The VA Accountability First and Appeals Modernization Act of 2016 (HR 5620), introduced by Miller in July, would provide new authorities for VA to withhold financial incentives or to demote or fire employees faster than current federal employee protection law allows.
Such a bill is needed because of a combination of civil service rules and government union protections that make it extraordinarily difficult to hold federal government employees who have engaged in on-the-job misconduct accountable for their actions by firing them.
In fact, the situation has become so bad that VA officials have turned to financial incentives to entice employees who have engaged in misconduct into leaving their jobs. Luke Rosiak of the Daily Caller News Foundation reports on the VA’s golden parachute plan for its badly behaving bureaucrats.
Union protections and civil service rules prevent many government agencies from outright firing employees, so in the case of the Department of Veterans Affairs (VA), they are paying 150 employees millions of dollars to quit.
Leigh Bradley, the VA’s top lawyer, claimed that “many” times the settlements didn’t mean money, and only “once in a while” do they involve agreeing to hide the misconduct from future employers.

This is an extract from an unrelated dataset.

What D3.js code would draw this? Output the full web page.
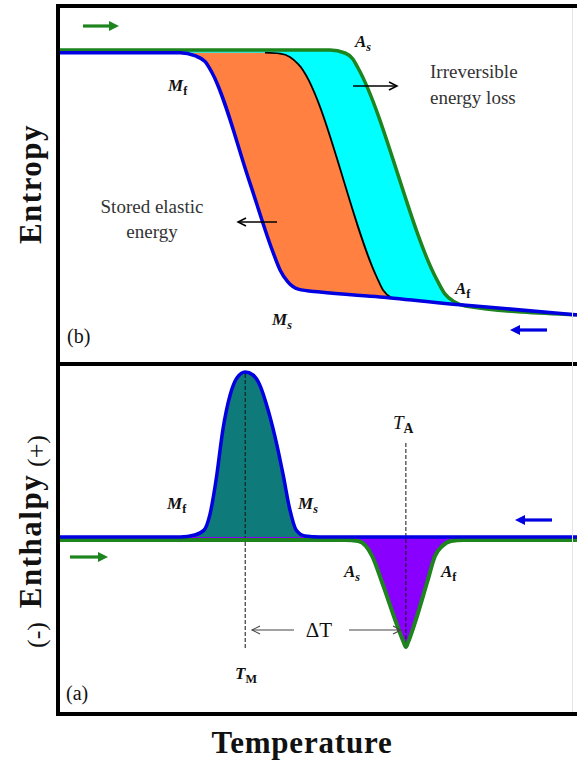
<!DOCTYPE html>
<html>
<head>
<meta charset="utf-8">
<script src="https://cdn.jsdelivr.net/npm/d3@7"></script>
<style>
  body { margin: 0; background: #fff; }
  svg { display: block; }
  text { font-family: "Liberation Serif", "Times New Roman", serif; fill: #111; }
</style>
</head>
<body>
<svg width="577" height="762"></svg>
<script>
// temperature in arbitrary units (0-100), shared by both panels

// (b) entropy vs temperature
// cooling curve (martensite, blue)
const coolT = [0, 23.5, 26.3, 28.3, 29.6, 36.9, 41.2, 42.7, 44.2, 46.2, 50.4, 61.9, 77.9, 100];
const coolS = [9.91, 9.91, 9.81, 9.61, 9.25, 5.57, 3.33, 2.67, 2.27, 2.03, 1.93, 1.77, 1.5, 1.17];
// boundary between stored elastic energy and irreversible loss (black)
const boundT = [39.8, 42.7, 44.6, 46.2, 61.3, 62.5, 64.2];
const boundS = [9.91, 9.88, 9.77, 9.53, 2.43, 2.0, 1.73];
// heating curve (austenite, green)
const heatT = [0, 52.3, 55.2, 56.7, 57.7, 72.9, 74.4, 76.3, 78.3, 100];
const heatS = [10.0, 10.0, 9.9, 9.7, 9.4, 2.33, 1.87, 1.6, 1.47, 1.17];

// (a) enthalpy vs temperature
// exothermic peak on cooling (blue)
const exoT = [0, 23.5, 26.3, 28.1, 29.2, 30.4, 31.7, 33.1, 34.4, 36.0, 37.5, 38.8, 40.4, 42.1, 43.3, 44.6, 45.8, 47.5, 50.4, 100];
const exoH = [0.06, 0.06, 0.18, 0.48, 1.39, 3.49, 6.51, 8.61, 9.64, 10, 9.82, 9.22, 7.71, 5.6, 3.8, 1.69, 0.48, 0.12, 0.06, 0.06];
// endothermic valley on heating (green)
const endoT = [0, 55.2, 57.7, 59.2, 60.4, 62.3, 65.2, 66.5, 66.9, 67.3, 68.5, 71.0, 72.5, 73.9, 75.6, 77.9, 100];
const endoH = [-0.12, -0.12, -0.18, -0.48, -1.08, -2.65, -5.24, -6.3, -6.57, -6.3, -5.24, -2.65, -1.08, -0.48, -0.18, -0.12, -0.12];

const peakT = 36.0, valleyT = 66.9;

const svg = d3.select("svg");
const left = 58, right = 578;
const topY = 6, midY = 364, botY = 714;

const blue = "#0000e0", green = "#1e841e";

const x = d3.scaleLinear().domain([0, 100]).range([left, right]);
const yS = d3.scaleLinear().domain([0, 10]).range([350, 50]);
const yH = d3.scaleLinear().domain([0, 10]).range([538, 372]);

const zip = (ts, vs) => ts.map((t, i) => ({ t: t, v: vs[i] }));
const coolPts = zip(coolT, coolS);
const boundPts = zip(boundT, boundS);
const heatPts = zip(heatT, heatS);
const exoPts = zip(exoT, exoH);
const endoPts = zip(endoT, endoH);

// clip paths for panels
const defs = svg.append("defs");
defs.append("clipPath").attr("id", "clipTop")
  .append("rect").attr("x", left).attr("y", topY).attr("width", right - left).attr("height", midY - topY);
defs.append("clipPath").attr("id", "clipBot")
  .append("rect").attr("x", left).attr("y", midY).attr("width", right - left).attr("height", botY - midY);

// ---------- top panel (b) ----------
const gTop = svg.append("g").attr("clip-path", "url(#clipTop)");

const areaS = d3.area()
  .x(d => x(d.t))
  .y0(midY)
  .y1(d => yS(d.v))
  .curve(d3.curveMonotoneX);
const lineS = d3.line()
  .x(d => x(d.t))
  .y(d => yS(d.v))
  .curve(d3.curveMonotoneX);

gTop.append("path").attr("d", areaS(heatPts)).attr("fill", "#00ffff");
gTop.append("path").attr("d", areaS([{ t: 0, v: boundS[0] }].concat(boundPts))).attr("fill", "#ff8040");
gTop.append("path").attr("d", areaS(coolPts)).attr("fill", "#fff");

gTop.append("path").attr("d", lineS(boundPts))
  .attr("fill", "none").attr("stroke", "#000").attr("stroke-width", 1.8);
gTop.append("path").attr("d", lineS(heatPts))
  .attr("fill", "none").attr("stroke", green).attr("stroke-width", 3.5);
gTop.append("path").attr("d", lineS(coolPts))
  .attr("fill", "none").attr("stroke", blue).attr("stroke-width", 3.5);

// ---------- bottom panel (a) ----------
const gBot = svg.append("g").attr("clip-path", "url(#clipBot)");

const lineH = d3.line()
  .x(d => x(d.t))
  .y(d => yH(d.v))
  .curve(d3.curveMonotoneX);

gBot.append("path")
  .attr("d", d3.area().x(d => x(d.t)).y0(yH(-0.12)).y1(d => yH(d.v)).curve(d3.curveMonotoneX)(exoPts))
  .attr("fill", "#0f7a7a");
gBot.append("path")
  .attr("d", d3.area().x(d => x(d.t)).y0(yH(0.06)).y1(d => yH(d.v)).curve(d3.curveMonotoneX)(endoPts))
  .attr("fill", "#8a00ff");

// dashed guide lines
gBot.append("line")
  .attr("x1", x(peakT)).attr("x2", x(peakT)).attr("y1", yH(10) + 2).attr("y2", 650)
  .attr("stroke", "#111").attr("stroke-width", 1).attr("stroke-dasharray", "4,2");
gBot.append("line")
  .attr("x1", x(valleyT)).attr("x2", x(valleyT)).attr("y1", 443).attr("y2", yH(-6.57))
  .attr("stroke", "#111").attr("stroke-width", 1).attr("stroke-dasharray", "4,2");

gBot.append("path").attr("d", lineH(endoPts))
  .attr("fill", "none").attr("stroke", green).attr("stroke-width", 4);
gBot.append("path").attr("d", lineH(exoPts))
  .attr("fill", "none").attr("stroke", blue).attr("stroke-width", 3.5);

// ---------- frame ----------
const frame = svg.append("g").attr("stroke", "#000").attr("stroke-width", 4);
frame.append("line").attr("x1", left).attr("x2", left).attr("y1", topY - 2).attr("y2", botY + 2);
[topY, midY, botY].forEach(yy => {
  frame.append("line").attr("x1", left - 2).attr("x2", 577).attr("y1", yy).attr("y2", yy);
});
svg.append("line").attr("x1", 572.5).attr("x2", 572.5).attr("y1", topY + 2).attr("y2", botY - 2)
  .attr("stroke", "#e4e4e4").attr("stroke-width", 1);

// ---------- arrows ----------
function fatArrow(x1, x2, y, color) {
  const dir = Math.sign(x2 - x1);
  svg.append("line")
    .attr("x1", x1).attr("x2", x2 - dir * 6).attr("y1", y).attr("y2", y)
    .attr("stroke", color).attr("stroke-width", 3.2);
  svg.append("path")
    .attr("d", `M${x2},${y} L${x2 - dir * 10},${y - 5} L${x2 - dir * 10},${y + 5} Z`)
    .attr("fill", color);
}
function thinArrow(x1, x2, y, color, w) {
  const dir = Math.sign(x2 - x1);
  svg.append("line")
    .attr("x1", x1).attr("x2", x2).attr("y1", y).attr("y2", y)
    .attr("stroke", color).attr("stroke-width", w);
  svg.append("path")
    .attr("d", `M${x2 - dir * 8},${y - 4} L${x2},${y} L${x2 - dir * 8},${y + 4}`)
    .attr("fill", "none").attr("stroke", color).attr("stroke-width", w);
}

fatArrow(83, 119, 26, green);
fatArrow(547, 510, 330, blue);
fatArrow(70, 108, 557, green);
fatArrow(552, 515, 520, blue);

thinArrow(353, 397, 86, "#000", 1.5);
thinArrow(277, 238, 222, "#000", 1.5);
thinArrow(294, 252, 630, "#444", 1.1);
thinArrow(349, 401, 630, "#444", 1.1);

// ---------- labels ----------
function symLabel(xp, yp, main, sub, size, subItalic, mainBold) {
  const t = svg.append("text").attr("x", xp).attr("y", yp).style("font-size", size + "px");
  t.append("tspan").text(main)
    .style("font-style", "italic").style("font-weight", mainBold === false ? "normal" : "bold");
  t.append("tspan").text(sub).attr("dy", 4)
    .style("font-size", (size * 0.72) + "px")
    .style("font-style", subItalic ? "italic" : "normal")
    .style("font-weight", "bold");
}

// top panel
symLabel(168, 91, "M", "f", 17, false);
symLabel(355, 47, "A", "s", 17, true);
symLabel(272, 325, "M", "s", 17, true);
symLabel(455, 294, "A", "f", 17, false);

// bottom panel
symLabel(167, 509, "M", "f", 17, false);
symLabel(298, 509, "M", "s", 17, true);
symLabel(344, 577, "A", "s", 17, true);
symLabel(441, 577, "A", "f", 17, false);
symLabel(235, 679, "T", "M", 17, false);
symLabel(393, 429, "T", "A", 19, false, false);

const plain = (xp, yp, txt, size, anchor) =>
  svg.append("text").attr("x", xp).attr("y", yp).attr("text-anchor", anchor || "start")
    .style("font-size", size + "px").text(txt);

plain(152, 213, "Stored elastic", 19, "middle").style("fill", "#333");
plain(152, 238, "energy", 19, "middle").style("fill", "#333");
plain(430, 78, "Irreversible", 19).style("fill", "#333");
plain(430, 104, "energy loss", 19).style("fill", "#333");

plain(67, 343, "(b)", 20);
plain(66, 700, "(a)", 20);
plain(319, 637, "\u0394T", 21, "middle");

// axis titles
svg.append("text")
  .attr("transform", "translate(41,184) rotate(-90)")
  .attr("text-anchor", "middle")
  .style("font-size", "31px").style("font-weight", "bold").style("letter-spacing", "1.5px")
  .text("Entropy");
svg.append("text")
  .attr("transform", "translate(41,541) rotate(-90)")
  .attr("text-anchor", "middle")
  .style("font-size", "31px").style("font-weight", "bold").style("letter-spacing", "1.5px")
  .text("Enthalpy");
svg.append("text")
  .attr("transform", "translate(45,451) rotate(-90)")
  .attr("text-anchor", "middle")
  .style("font-size", "26px")
  .text("(+)");
svg.append("text")
  .attr("transform", "translate(45,635) rotate(-90)")
  .attr("text-anchor", "middle")
  .style("font-size", "26px")
  .text("(-)");
svg.append("text")
  .attr("x", 302).attr("y", 753)
  .attr("text-anchor", "middle")
  .style("font-size", "31px").style("font-weight", "bold").style("letter-spacing", "0.8px")
  .text("Temperature");
</script>
</body>
</html>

That stands in stark contrast to the current data that Bradley herself provided, which shows that 72 percent of settlements were indeed monetary and that 96 percent required the agency to give the employee a “clean record.”
“We don’t use [clean record agreements] regularly as has been depicted,” she said without explaining how 96 percent is not regularly.
The collective payments to terminated employees totaled $5 million, mostly being paid to employees facing misconduct charges; the money came from budgets that would otherwise be used to help veterans.
$5 million equally divided by 150 employees works out to an average incentive of $33,333 per badly behaving employee to leave the VA’s payroll. At the same time, the VA is frequently agreeing to cover up the misconduct that led to the generous severance package being paid to the departing employees in the first place.
That’s how U.S. taxpayer bucks are being used to pass the buck.